The first line of reasoning in each piece more or less parallels what we argued earlier this year—that policies designed to reinvigorate the U.S. economy, including a reduction in the corporate tax rate, infrastructure spending, and deregulation, stood to give a greater boost to domestic small-cap stocks, which saw the lion’s share of gains in the postelection rally.
However, with earnings season just getting under way, small-caps face a potential obstacle to earnings growth in the form of the stalled policy agenda of the new Administration, which is invoked in both stories as one of the primary reasons large-caps are likely to push past small-caps this year. Another reason is the renewed strength of the global economy.
With U.S. fiscal policy on hold and the global economy showing encouraging signs of life, the argument is that large-caps are better positioned for robust earnings growth than their more domestically oriented small-cap peers.
Recent returns arguably show that many investors would concur—the small-cap Russell 2000 Index has been essentially flat since hitting a 2016 high on December 9th while the large-cap Russell 1000 and S&P 500 Indexes have advanced.
However, it also merits mentioning that small-caps were in very good shape from an earnings and market performance perspective prior to the election, with the Russell 2000 comfortably ahead of both large-cap indexes year-to-date in 2016 as we headed into the election.

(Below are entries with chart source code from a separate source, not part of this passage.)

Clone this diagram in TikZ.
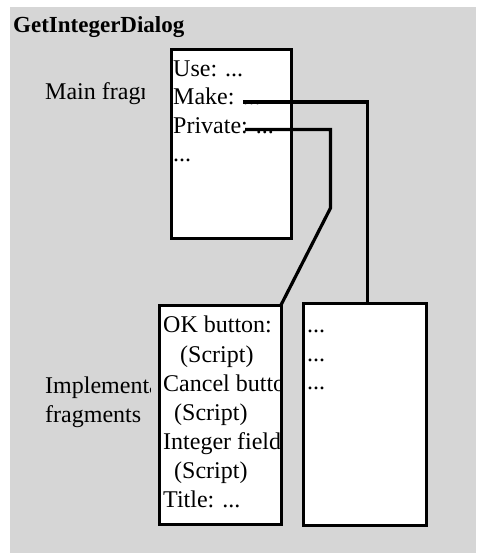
\documentclass[tikz,border=0pt]{standalone}
\usepackage{fontspec}
\setmainfont{Liberation Serif}
\definecolor{bgc}{RGB}{214,214,214}
\tikzset{
  box/.style={draw=black, line width=3pt, fill=white, inner sep=0pt},
  txt/.style={anchor=base west, inner sep=0pt, font=\fontsize{24}{29}\selectfont},
  conn/.style={draw=black, line width=3.2pt, line join=miter},
}
\begin{document}
\begin{tikzpicture}[x=1pt,y=-1pt]
\useasboundingbox (0,0) rectangle (476,553);
\fill[bgc] (10,7) rectangle (476,553);
\node[anchor=base west, inner sep=0pt, font=\bfseries\fontsize{23}{27}\selectfont] (title) at (13,33) {GetIntegerDialog};
% left labels (clipped)
\begin{scope}
\clip (10,60) rectangle (144,120);
\node[txt] (mainlbl) at (45,100) {Main fragm};
\end{scope}
\begin{scope}
\clip (10,360) rectangle (150,440);
\node[txt] (impl1) at (45,393) {Implementat};
\node[txt] (impl2) at (45,422) {fragments};
\end{scope}
% boxes
\node[box, minimum width=120pt, minimum height=189pt] (main) at (231.5,144) {};
\node[box, minimum width=122pt, minimum height=219pt] (implA) at (220.5,414.5) {};
\node[box, minimum width=123pt, minimum height=221.5pt] (implB) at (365,414.25) {};
% main box text
\begin{scope}
\clip (173,51) rectangle (290,237);
\node[txt] (use) at (173,77) {Use: ...};
\node[txt] (make) at (173,105) {Make: ...};
\node[txt] (priv) at (173,134) {Private: ...};
\node[txt] (more) at (173,162) {...};
\end{scope}
% implementation box A text
\begin{scope}
\clip (161,307) rectangle (280,522);
\node[txt] (ok) at (163,332) {OK button: ..};
\node[txt] (s1) at (180,362) {(Script)};
\node[txt] (cancel) at (163,391) {Cancel button};
\node[txt] (s2) at (174,420) {(Script)};
\node[txt] (intf) at (163,449) {Integer field:};
\node[txt] (s3) at (174,478) {(Script)};
\node[txt] (ttl) at (163,507) {Title: ...};
\end{scope}
% implementation box B text
\node[txt] (d1) at (307,332) {...};
\node[txt] (d2) at (307,361) {...};
\node[txt] (d3) at (307,389) {...};
% connectors
\coordinate (makeS) at (243,102);
\coordinate (makeC) at (367.5,102);
\coordinate (privS) at (245,129.5);
\coordinate (privC) at (330.5,129.5);
\coordinate (privK) at (330.5,208);
\coordinate (privE) at (281,305);
\draw[conn] (makeS) -- (makeC) -- (makeC |- implB.north);
\draw[conn] (privS) -- (privC) -- (privK) -- (privE);
\end{tikzpicture}
\end{document}
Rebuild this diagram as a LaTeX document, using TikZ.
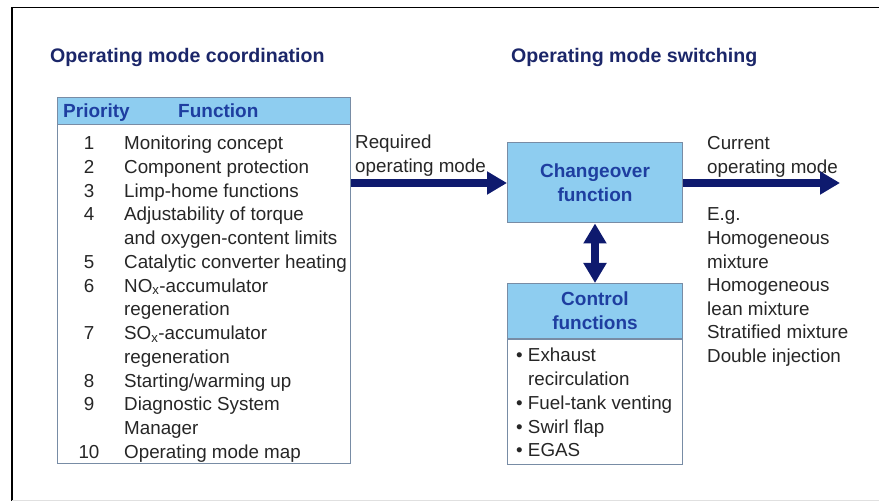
\documentclass[tikz,border=0pt]{standalone}
\usepackage{fontspec}
\setmainfont{Liberation Sans}
\usetikzlibrary{arrows.meta, positioning}
\definecolor{modenavy}{RGB}{27, 38, 105}
\definecolor{modeblue}{RGB}{30, 62, 160}
\definecolor{boxblue}{RGB}{142, 205, 240}
\definecolor{boxedge}{RGB}{120, 140, 165}
\definecolor{arrownavy}{RGB}{14, 26, 110}

\begin{document}
\begin{tikzpicture}[x=1pt, y=-1pt,
	title/.style={font=\fontsize{19.6}{23}\selectfont\bfseries, text=modenavy, anchor=base west, inner sep=0pt},
	plain/.style={font=\fontsize{18.8}{23.75}\selectfont, text=black!85, anchor=base west, inner sep=0pt},
	num/.style={font=\fontsize{18.8}{23.75}\selectfont, text=black!85, anchor=base, inner sep=0pt},
	headtext/.style={font=\fontsize{19}{24}\selectfont\bfseries, text=modeblue},
	bluebox/.style={draw=boxedge, line width=1pt, fill=boxblue, minimum width=175pt, inner sep=0pt},
	whitebox/.style={draw=boxedge, line width=1pt, fill=white, minimum width=175pt, inner sep=0pt},
	fat/.style={draw=arrownavy, line width=8pt, -{Triangle[width=22pt,length=20pt]}},
	fatboth/.style={draw=arrownavy, line width=8pt, {Triangle[width=22pt,length=20pt]}-{Triangle[width=22pt,length=20pt]}}
]
	\useasboundingbox (0,0) rectangle (879,502);
	\draw[line width=1.5pt] (12,501) -- (12,7.5) -- (879,7.5);
	\draw[black!12] (12,500.5) -- (879,500.5);

	\node[title] (lefttitle) at (50,63) {Operating mode coordination};
	\node[title] (righttitle) at (511,63) {Operating mode switching};

	% priority table
	\node[whitebox, minimum width=293pt, minimum height=366pt, anchor=north west] (tab) at (57,97) {};
	\node[bluebox, minimum width=293pt, minimum height=27pt, anchor=north west] (tabhead) at (57,97) {};
	\node[headtext, anchor=base west, inner sep=0pt] (prio) at (63,118) {Priority};
	\node[headtext, anchor=base west, inner sep=0pt] (func) at (178,118) {Function};
	\foreach \n/\k in {1/0,2/1,3/2,4/3,5/5,6/6,7/8,8/10,9/11,10/13}
		\node[num] (num\n) at (89,149.7+23.75*\k) {\n};
	\foreach \t [count=\k from 0] in {Monitoring concept, Component protection, Limp-home functions,
		Adjustability of torque, and oxygen-content limits, Catalytic converter heating,
		NO\textsubscript{x}-accumulator, regeneration, SO\textsubscript{x}-accumulator, regeneration,
		{Starting/warming up}, Diagnostic System, Manager, Operating mode map}
		\node[plain] (fn\k) at (124,149.7+23.75*\k) {\t};

	% switching boxes
	\node[bluebox, headtext, minimum height=80pt, align=center] (chg) at (595,183) {Changeover\\function};
	\node[bluebox, headtext, minimum height=55pt, align=center, anchor=north] (ctl) at (595,283) {Control\\functions};
	\node[whitebox, minimum height=125pt, below=0pt of ctl] (ctlbody) {};
	\foreach \t/\xx/\yy [count=\i] in {\textbullet\ Exhaust/516/355, recirculation/528/378.5,
		\textbullet\ Fuel-tank venting/516/403, \textbullet\ Swirl flap/516/427, \textbullet\ EGAS/516/450}
		\node[plain] (ctl\i) at (\xx,\yy+6.7) {\t};

	% labels
	\node[plain] (req1) at (355,148.7) {Required};
	\node[plain] (req2) at (355,172.2) {operating mode};
	\foreach \t/\yy [count=\i] in {Current/143, operating mode/166.5, E.g./214, Homogeneous/238,
		mixture/261.5, Homogeneous/285, lean mixture/308.5, Stratified mixture/332, Double injection/355.5}
		\node[plain] (cur\i) at (707,\yy+6.7) {\t};

	% arrows
	\coordinate (modeout) at (840,183);
	\draw[fat] (chg.west -| tab.east) -- (chg.west);
	\draw[fat] (chg.east) -- (modeout);
	\draw[fatboth] (chg.south) -- (ctl.north);
\end{tikzpicture}
\end{document}
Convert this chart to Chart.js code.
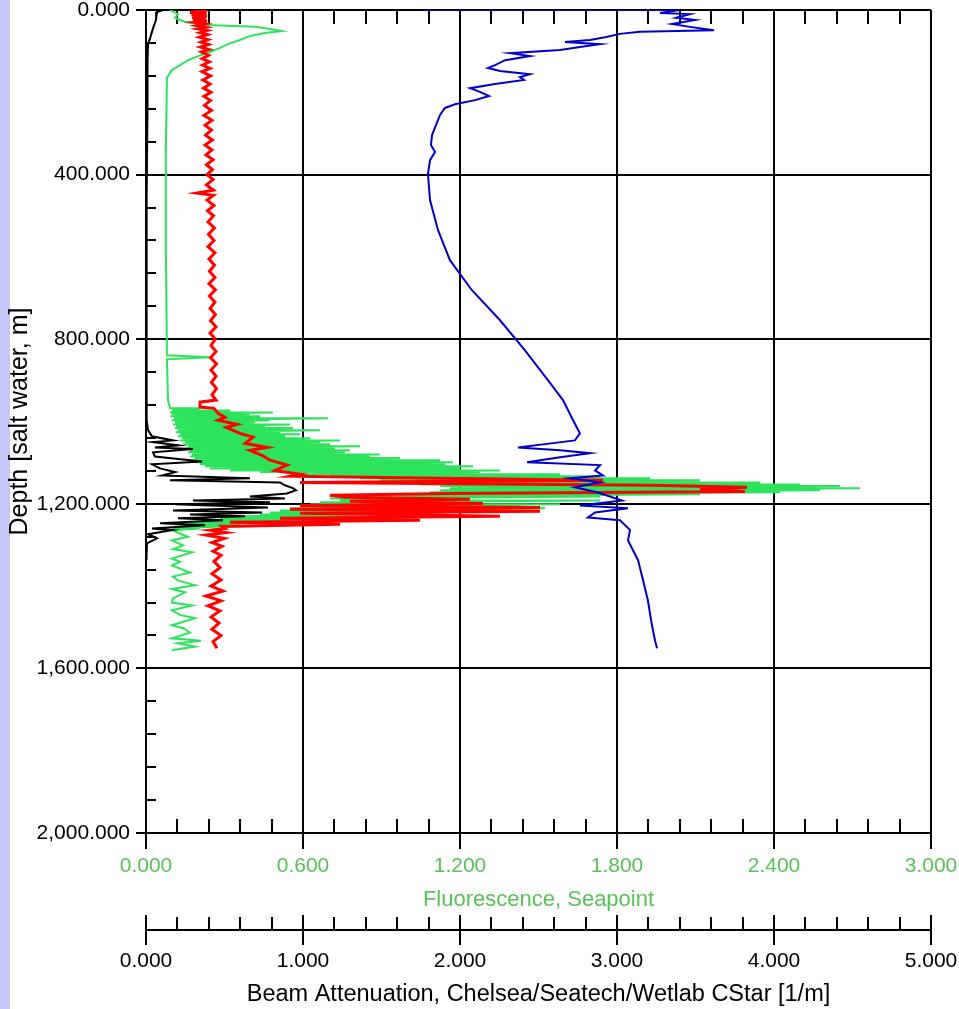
<!DOCTYPE html>
<html><head><meta charset="utf-8">
<script src="https://cdn.jsdelivr.net/npm/chart.js@4.4.0/dist/chart.umd.min.js"></script>
<style>
html,body{margin:0;padding:0;}
body{width:959px;height:1009px;overflow:hidden;background:linear-gradient(to right,#c6c6f6 0,#c6c6f6 10px,#ffffff 10px);}
canvas{display:block;}
</style></head><body>
<canvas id="c" width="959" height="1009"></canvas>
<script>
// ---- data (depth in m, values in instrument units) ----
const depthTicks = [0, 400, 800, 1200, 1600, 2000];
const fluorTicks = [0, 0.6, 1.2, 1.8, 2.4, 3.0];
const beamTicks = [0, 1, 2, 3, 4, 5];

const blueDepth = [0,0,7,10,19,24,34,41,49,53,58,66,73,78,83,90,97,105,112,122,134,141,148,156,163,170,180,190,199,209,219,229,238,255,280,304,328,345,365,399,462,535,608,681,754,827,900,948,997,1029,1046,1055,1063,1070,1077,1087,1099,1106,1119,1131,1138,1148,1160,1172,1192,1204,1211,1221,1233,1240,1264,1289,1337,1386,1435,1483,1532,1551];
const blueBeam = [1.758,3.401,3.274,3.465,3.376,3.497,3.350,3.465,3.618,3.146,3.019,2.924,2.828,2.669,2.892,2.764,2.637,2.318,2.446,2.287,2.223,2.178,2.255,2.446,2.382,2.408,2.223,2.064,2.127,2.185,2.096,1.968,1.904,1.873,1.847,1.822,1.815,1.841,1.809,1.796,1.809,1.860,1.936,2.076,2.255,2.414,2.561,2.656,2.720,2.764,2.732,2.541,2.369,2.637,2.828,2.637,2.427,2.892,2.860,2.911,2.701,2.892,2.732,2.873,3.032,2.764,3.070,2.860,2.815,3.019,3.083,3.070,3.134,3.166,3.197,3.217,3.242,3.255];

const blackDepth = [0,5,24,44,61,85,122,219,462,705,948,997,1021,1036,1046,1050,1058,1063,1067,1075,1085,1097,1104,1114,1123,1131,1138,1143,1148,1155,1162,1167,1175,1182,1187,1192,1196,1201,1209,1216,1221,1226,1230,1235,1240,1247,1252,1260,1264,1274,1284,1296,1313,1337];
const blackBeam = [0.108,0.070,0.064,0.045,0.032,0.013,0.010,0.010,0.004,0.003,0.003,0.006,0.013,0.038,0.172,0.045,0.204,0.057,0.299,0.045,0.057,0.357,0.038,0.089,0.185,0.102,0.662,0.153,0.854,0.885,0.936,0.955,0.898,0.662,0.885,0.299,0.790,0.185,0.777,0.172,0.739,0.280,0.631,0.204,0.490,0.089,0.376,0.038,0.166,0.013,0.070,0.006,0.003,0.003];

const redDepth = [0,3,6,9,12,15,18,21,24,27,30,34,38,42,46,50,55,60,66,72,78,84,90,96,102,110,118,126,134,142,150,160,170,180,190,200,210,220,232,244,256,268,280,292,304,316,328,340,352,364,376,388,400,412,425,438,445,450,462,475,488,500,515,530,545,560,575,590,605,620,635,650,665,680,695,710,725,740,755,770,785,800,815,830,845,860,875,890,905,920,935,948,
953,965,968,980,990,997,1007,1014,1029,1038,1053,1063,1070,1082,1094,1106,1119,1128,1133,1138,1143,1148,1155,1160,1165,1170,1175,1179,1184,1189,1194,1199,1204,1209,1213,1218,1223,1230,1235,1240,1245,1250,1255,1260,
1264,1270,1276,1284,1294,1303,1315,1325,1340,1355,1370,1385,1400,1412,1424,1436,1448,1460,1475,1490,1505,1520,1535,1551];
const redBeam = [0.299,0.389,0.280,0.385,0.290,0.389,0.293,0.382,0.299,0.389,0.312,0.376,0.325,0.382,0.331,0.389,0.344,0.392,0.340,0.395,0.350,0.398,0.346,0.401,0.353,0.398,0.357,0.404,0.360,0.408,0.357,0.411,0.363,0.408,0.366,0.414,0.369,0.411,0.373,0.417,0.369,0.420,0.376,0.417,0.379,0.423,0.376,0.420,0.382,0.427,0.385,0.423,0.389,0.427,0.385,0.430,0.325,0.430,0.389,0.433,0.392,0.430,0.395,0.436,0.398,0.433,0.395,0.439,0.401,0.436,0.404,0.439,0.401,0.442,0.404,0.439,0.408,0.442,0.411,0.446,0.408,0.442,0.414,0.446,0.411,0.449,0.414,0.446,0.417,0.449,0.420,0.446,
0.344,0.344,0.433,0.459,0.503,0.459,0.580,0.510,0.599,0.682,0.631,0.771,0.662,0.739,0.790,0.898,0.822,0.981,0.917,1.873,2.911,0.981,3.210,3.828,3.529,3.815,1.936,1.172,1.268,2.064,1.299,2.146,0.981,2.510,0.917,2.510,0.981,2.255,0.854,1.745,0.535,1.236,0.484,0.503,
0.408,0.510,0.382,0.497,0.420,0.484,0.427,0.478,0.433,0.471,0.420,0.478,0.414,0.490,0.382,0.478,0.395,0.471,0.414,0.465,0.420,0.478,0.427,0.452];

const greenDepth = [0,10,19,29,36,41,46,51,56,63,73,83,92,102,112,122,134,146,165,340,584,839,844,849,948,
968,968,973,973,978,978,982,982,987,987,992,992,997,997,1002,1002,1007,1007,1012,1012,1016,1016,1021,1021,1026,1026,1031,1031,1036,1036,1041,1041,1046,1046,1050,1050,1055,1055,1060,1060,1065,1065,1070,1070,1075,1075,1080,1080,1085,1085,1089,1089,1094,1094,1099,1099,1104,1104,1109,1109,1114,1114,1119,1119,1123,1123,1128,1128,1133,1133,1138,1138,1143,1143,1148,1148,1153,1153,1157,1157,1162,1162,1167,1167,1172,1172,1177,1177,1182,1182,1187,1187,1192,1192,1196,1196,1201,1201,1206,1206,1211,1211,1216,1216,1221,1221,1226,1226,1230,1230,1235,1235,1240,1240,1245,1245,1250,1250,1255,1255,1260,1260,
1264,1280,1289,1301,1310,1318,1333,1341,1350,1367,1377,1386,1398,1407,1415,1430,1440,1447,1459,1470,1478,1495,1503,1513,1527,1533,1539,1547,1556];
const greenFluor = [0.092,0.122,0.111,0.149,0.206,0.417,0.474,0.520,0.455,0.398,0.359,0.313,0.283,0.245,0.199,0.161,0.130,0.099,0.080,0.076,0.076,0.080,0.245,0.080,0.084,
0.092,0.206,0.099,0.321,0.092,0.485,0.099,0.397,0.092,0.436,0.107,0.696,0.099,0.474,0.111,0.417,0.103,0.550,0.115,0.455,0.111,0.562,0.122,0.665,0.115,0.512,0.130,0.589,0.122,0.531,0.138,0.627,0.130,0.741,0.149,0.665,0.141,0.703,0.161,0.818,0.153,0.722,0.168,0.780,0.161,0.761,0.176,0.894,0.168,0.856,0.187,0.971,0.176,1.124,0.187,1.173,0.206,1.143,0.225,1.250,0.245,1.200,0.321,1.353,0.436,1.276,0.589,1.582,0.703,1.735,0.818,1.926,0.894,2.117,0.971,2.347,1.047,2.499,1.124,2.652,1.162,2.729,1.124,2.576,1.085,2.423,0.971,2.117,0.894,1.735,0.703,1.238,0.741,1.735,0.665,1.276,0.627,1.582,0.589,1.429,0.550,1.525,0.512,1.353,0.474,1.047,0.436,0.868,0.359,0.780,0.283,0.665,0.206,0.589,0.168,0.436,0.130,0.359,0.111,0.283,0.099,0.206,
0.099,0.160,0.099,0.141,0.103,0.176,0.099,0.130,0.099,0.168,0.103,0.122,0.187,0.099,0.149,0.103,0.099,0.176,0.099,0.130,0.187,0.099,0.145,0.168,0.099,0.210,0.122,0.187,0.099];

// ---- helpers ----
const FONT = '"Liberation Sans", Arial, sans-serif';
const GREEN_TEXT = '#55c455';
const CLEAR = 'rgba(0,0,0,0)';
const fmt3 = v => Number(v).toLocaleString('en-US', {minimumFractionDigits: 3, maximumFractionDigits: 3});
const pts = (depth, vals) => depth.map((d, i) => ({x: vals[i], y: d}));
const fixedTicks = list => (scale) => { scale.ticks = list.map(v => ({value: v})); };

const axisDecor = {
  id: 'axisDecor',
  beforeDatasetsDraw(chart) {
    const ctx = chart.ctx;
    const {left, top, bottom} = chart.chartArea;
    const y = chart.scales.y, xb = chart.scales.xBeam, xf = chart.scales.xFluor;
    ctx.save();
    ctx.strokeStyle = '#000';
    ctx.lineWidth = 2;
    ctx.beginPath();
    // left axis: minor ticks inside, major ticks outside
    for (let i = 1; i < 25; i++) {
      if (i % 5 === 0) continue;
      const py = Math.round(y.getPixelForValue(i * 80));
      ctx.moveTo(left, py); ctx.lineTo(left + 10, py);
    }
    for (const v of depthTicks) {
      const py = Math.round(y.getPixelForValue(v));
      ctx.moveTo(left - 10, py); ctx.lineTo(left, py);
    }
    // top edge minor ticks
    for (let i = 1; i < 25; i++) {
      if (i % 5 === 0) continue;
      const px = Math.round(xb.getPixelForValue(i * 0.2));
      ctx.moveTo(px, top); ctx.lineTo(px, top + 14);
    }
    // fluorescence axis (chart bottom): minor ticks up, major ticks down
    for (let i = 1; i < 25; i++) {
      if (i % 5 === 0) continue;
      const px = Math.round(xf.getPixelForValue(i * 0.12));
      ctx.moveTo(px, bottom); ctx.lineTo(px, bottom - 14);
    }
    for (const v of fluorTicks) {
      const px = Math.round(xf.getPixelForValue(v));
      ctx.moveTo(px, bottom); ctx.lineTo(px, bottom + 16);
    }
    // beam attenuation axis
    const by = xb.top + 13;
    ctx.moveTo(xb.left, by); ctx.lineTo(xb.right, by);
    for (let i = 1; i < 25; i++) {
      if (i % 5 === 0) continue;
      const px = Math.round(xb.getPixelForValue(i * 0.2));
      ctx.moveTo(px, by); ctx.lineTo(px, by - 13);
    }
    for (const v of beamTicks) {
      const px = Math.round(xb.getPixelForValue(v));
      ctx.moveTo(px, by - 15); ctx.lineTo(px, by + 15);
    }
    ctx.stroke();
    ctx.restore();
  }
};

const line = (data, color, axis, width) => ({
  data, xAxisID: axis, yAxisID: 'y', showLine: true,
  borderColor: color, backgroundColor: color, borderWidth: width,
  pointRadius: 0, tension: 0, fill: false
});

new Chart(document.getElementById('c'), {
  type: 'scatter',
  data: {datasets: [
    line(pts(blueDepth, blueBeam), '#0000c8', 'xBeam', 2),
    line(pts(blackDepth, blackBeam), '#000000', 'xBeam', 2),
    line(pts(redDepth, redBeam), '#ff0000', 'xBeam', 3),
    line(pts(greenDepth, greenFluor), '#2ee35c', 'xFluor', 2)
  ]},
  options: {
    responsive: false,
    animation: false,
    devicePixelRatio: 1,
    layout: {padding: {left: 0, top: 10, right: 28, bottom: 0}},
    plugins: {legend: {display: false}, tooltip: {enabled: false}},
    scales: {
      y: {
        type: 'linear', position: 'left', reverse: true, min: 0, max: 2000,
        afterBuildTicks: fixedTicks(depthTicks),
        ticks: {callback: v => fmt3(v), color: '#000', font: {family: FONT, size: 21, lineHeight: 0.9}, padding: 0},
        grid: {color: '#000', lineWidth: 2, tickLength: 16, drawTicks: true, tickColor: CLEAR},
        border: {display: true, color: '#000', width: 2},
        title: {display: true, text: 'Depth [salt water, m]', color: '#000', font: {family: FONT, size: 25}, padding: {top: 5, bottom: 0}},
        afterFit: s => { s.width = 146; }
      },
      xFluor: {
        type: 'linear', position: 'bottom', min: 0, max: 3, weight: 0,
        afterBuildTicks: fixedTicks(fluorTicks),
        ticks: {callback: v => fmt3(v), color: GREEN_TEXT, font: {family: FONT, size: 21}, padding: 0, maxRotation: 0, autoSkip: false},
        grid: {display: false, drawTicks: true, tickLength: 21},
        border: {display: false},
        title: {display: true, text: 'Fluorescence, Seapoint', color: GREEN_TEXT, font: {family: FONT, size: 22}, padding: {top: 0, bottom: 4}},
        afterFit: s => { s.height = 84; }
      },
      xBeam: {
        type: 'linear', position: 'bottom', min: 0, max: 5, weight: 1,
        afterBuildTicks: fixedTicks(beamTicks),
        ticks: {callback: v => fmt3(v), color: '#000', font: {family: FONT, size: 21}, padding: 0, maxRotation: 0, autoSkip: false},
        grid: {display: true, color: '#000', lineWidth: 2, drawTicks: true, tickLength: 32, tickColor: CLEAR, drawOnChartArea: true},
        border: {display: false},
        title: {display: true, text: 'Beam Attenuation, Chelsea/Seatech/Wetlab CStar [1/m]', color: '#000', font: {family: FONT, size: 23.5}, padding: {top: 0, bottom: 0}},
        afterFit: s => { s.height = 92; }
      }
    }
  },
  plugins: [axisDecor]
});
</script>
</body></html>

So we don't see small caps as being in great danger of a significant correction or a major earnings slump. Perhaps more important is our contention that the articles may well be correct in their respectively downbeat assessments of the overall earnings picture for small-cap and large-cap stocks over the short term. Large-caps—as a whole—may do relatively better in the months ahead.
As bottom-up small-cap specialists, however, we are much more focused on the earnings potential of individual companies, not the small-cap index, and our expectation is that most companies we favor, lodged as many of them are in economically sensitive cyclical areas, should be all right. To be sure, in many cases their strong earnings history or potential to recover was a major reason for their appeal to us.
This is especially the case for those companies with a global reach of their own—these businesses are as excited as any of their larger counterparts about the prospect of an expanding global economy.
We also invest in several companies that are domestic suppliers to bigger U.S. firms which themselves have wide-ranging global businesses. So while many appear strictly domestic on the surface, their end markets are worldwide and thus can also potentially participate in any acceleration in global growth.
Many of them are tech-based component makers that are already participating in the global technology buildout that encompasses artificial intelligence, autonomous driving, public and private cloud storage, and the expansion of the semiconductor industry in China.
So even with increased uncertainty about the short-term pace of domestic growth, we are still highly encouraged by the earnings potential for many small-cap companies.